Sunday, March 14th, 2010
Högström founded Sweden’s National Socialist Front party in 1994, but left the party 5 years later in the wake of a rash of bank robberies and assaults by far-right groups, one of them resulting in murder. He denies the charges of being a mastermind, but fully admits to having acted as middleman between the five Polish thieves and the ultimate buyer. His defense is a little rich for my blood:
“I was asked if I wanted to take the sign from one location to another,” he said during an interview with the daily Aftonbladet. “We had a person who was willing to pay several millions [of kronor, or hundreds of thousands of dollars] for the sign.”
But after discovering that the money from the sale would fund a violent campaign aimed at disrupting Sweden’s upcoming parliamentary election, Högström said he decided to inform police about the plot. “That was not something I wanted to be involved in or carry out in any way,” said Högström, who quit the far-right movement in 1999.

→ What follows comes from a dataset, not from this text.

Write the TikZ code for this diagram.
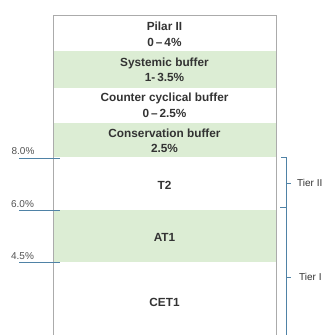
\documentclass[tikz,border=0pt]{standalone}
\usepackage{fontspec}
\setmainfont{Liberation Sans}
\usetikzlibrary{calc}

\definecolor{bandgreen}{HTML}{DCEDD4}
\definecolor{levelblue}{HTML}{4F82A6}
\definecolor{framegray}{HTML}{ABABAB}
\definecolor{inkgray}{HTML}{333333}

\tikzset{
  band/.style={inner sep=0pt, align=center, text=inkgray,
    font=\bfseries\fontsize{11.8}{15.5}\selectfont},
  level/.style={inner sep=0pt, text=inkgray!85,
    font=\fontsize{10}{11}\selectfont},
  tier/.style={anchor=west, inner sep=0pt, text=inkgray,
    font=\fontsize{10}{11}\selectfont},
}

\begin{document}
\begin{tikzpicture}[x=1pt,y=-1pt]
  \useasboundingbox (0,0) rectangle (327,335);

  % green bands
  \fill[bandgreen] (53,51) rectangle (276,88);
  \fill[bandgreen] (53,123) rectangle (276,157);
  \fill[bandgreen] (53,210) rectangle (276,262);

  % frame, open at the bottom
  \draw[framegray] (53,335) -- (53,15) -- (276,15) -- (276,335);

  % band texts
  \node[band] (pilar)   at (164.5,34.5)  {Pilar II\\0\,--\,4\%};
  \node[band] (systemic) at (164.5,70)   {Systemic buffer\\1-\,3.5\%};
  \node[band] (counter) at (164.5,105.5) {Counter cyclical buffer\\0\,--\,2.5\%};
  \node[band] (conserv) at (164.5,141)   {Conservation buffer\\2.5\%};
  \node[band] (ttwo)    at (164.5,185)   {T2};
  \node[band] (atone)   at (164.5,237)   {AT1};
  \node[band] (cetone)  at (164.5,302)   {CET1};

  % capital levels
  \coordinate (eightA) at (19,158);  \coordinate (eightB) at (60,158);
  \coordinate (sixA)   at (19,210);  \coordinate (sixB)   at (60,210);
  \coordinate (fourA)  at (19,262);  \coordinate (fourB)  at (60,262);
  \draw[levelblue] (eightA) -- (eightB);
  \draw[levelblue] (sixA) -- (sixB);
  \draw[levelblue] (fourA) -- (fourB);
  \node[level] (eight) at (23,151) {8.0\%};
  \node[level] (six)   at (22.5,204) {6.0\%};
  \node[level] (four)  at (22.5,256) {4.5\%};

  % tier brackets
  \coordinate (brtop) at (286,157);
  \coordinate (brmid) at (286,207);
  \coordinate (brbot) at (286,335);
  \draw[levelblue] ($(brtop)+(-5,0)$) -- (brtop) -- (brbot);
  \draw[levelblue] ($(brmid)+(-6,0)$) -- (brmid);
  \draw[levelblue] (286,183) -- (291,183);
  \draw[levelblue] (286,277) -- (291,277);
  \node[tier] (tiertwo) at (297,183) {Tier II};
  \node[tier] (tierone) at (299,277) {Tier I};
\end{tikzpicture}
\end{document}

He had scruples, you see, in the middle of arranging for the “Arbeit Mach Frei” sign to be cut into 3 pieces and sold to some neo-Nazi buddy of his. Ugh.
The Polish police think he was a lot more involved that that. They say Högström’s phone call came while they were already in the process of arresting the thieves. Also, the leader of the thieves has known Högström for 2 years, since he worked on Högström’s estate in southern Sweden. They’ve apparently stayed in touch all this time.
The Polish authorities think Högström commissioned the theft personally, then only called to fess up when his thieves told him the publicity was so huge they were bound to get caught.
Högström has 3 weeks to appealing the court’s ruling. If he doesn’t or his appeal is denied, the authorities have 10 days to come and get him. He’d then be sent to Poland for trial, but any prison time he does will be done in Sweden, as stipulated in the extradition agreement.